Salinity (Salt Concentration)

Salinity, the concentration of dissolved salts, is a major factor influencing water density; water with higher salt content is denser than fresher water. Processes like evaporation remove pure water, leaving the salt behind and increasing the salinity, which makes the remaining surface water denser. When sea ice forms in polar regions, the salt is “rejected” and concentrated in the surrounding water, making it dense and causing it to sink rapidly. An increase of one part per thousand of salinity can have a density effect comparable to a temperature decrease of several degrees Celsius.

Suspended Sediment

The concentration of suspended particles, such as sand, silt, and clay, also increases water density, particularly in coastal environments. When water is heavily laden with sediment, it becomes heavier than the clear water around it. This effect is often seen near river mouths or on continental slopes where large amounts of material are introduced. This dense, turbid water mass then flows downslope under gravity, creating a sediment-driven current.

Major Types of Density Currents

These underlying variables combine to create two major types of density currents that operate in different environments and at vastly different speeds.

Thermohaline Circulation (Global Conveyor Belt)

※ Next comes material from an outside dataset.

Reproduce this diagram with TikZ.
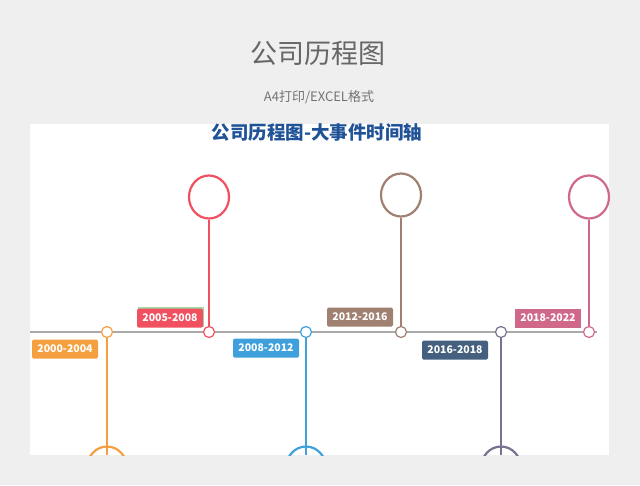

Thermohaline Circulation is a slow-moving system of deep ocean currents driven by the combined effects of temperature and salinity. The process begins primarily in high-latitude regions, such as the North Atlantic and around Antarctica, where surface water is intensely cooled and concentrated with salt from ice formation. This water becomes so dense it sinks thousands of meters to the ocean floor, forming deep water masses like the North Atlantic Deep Water.

Once submerged, this dense water mass begins its slow journey across the global ocean basins, effectively acting as the “Global Conveyor Belt.” This deep flow is extremely slow, moving at speeds of only a few centimeters per second, and a full circuit can take about 1,000 years to complete. The circulation is crucial for distributing heat and nutrients around the planet, moderating global climate by transporting warm surface water poleward before it cools and sinks.

Turbidity Currents

Turbidity currents are fast, gravity-driven flows where the density difference is caused predominantly by a high load of suspended sediment. These currents are often described as underwater landslides, triggered by events like earthquakes, slope failures, or rapid sediment accumulation near the edge of a continental shelf. The high concentration of sediment gives the water enough density to accelerate rapidly downslope.

These currents can reach speeds of tens of kilometers per hour, making them far faster and more energetic than thermohaline flows. As they move, they possess enough erosive power to carve out large submarine canyons on continental slopes and deposit vast layers of sediment, known as turbidites, on the deep ocean floor. Turbidity currents are episodic and short-lived mechanisms of sediment transport in the ocean.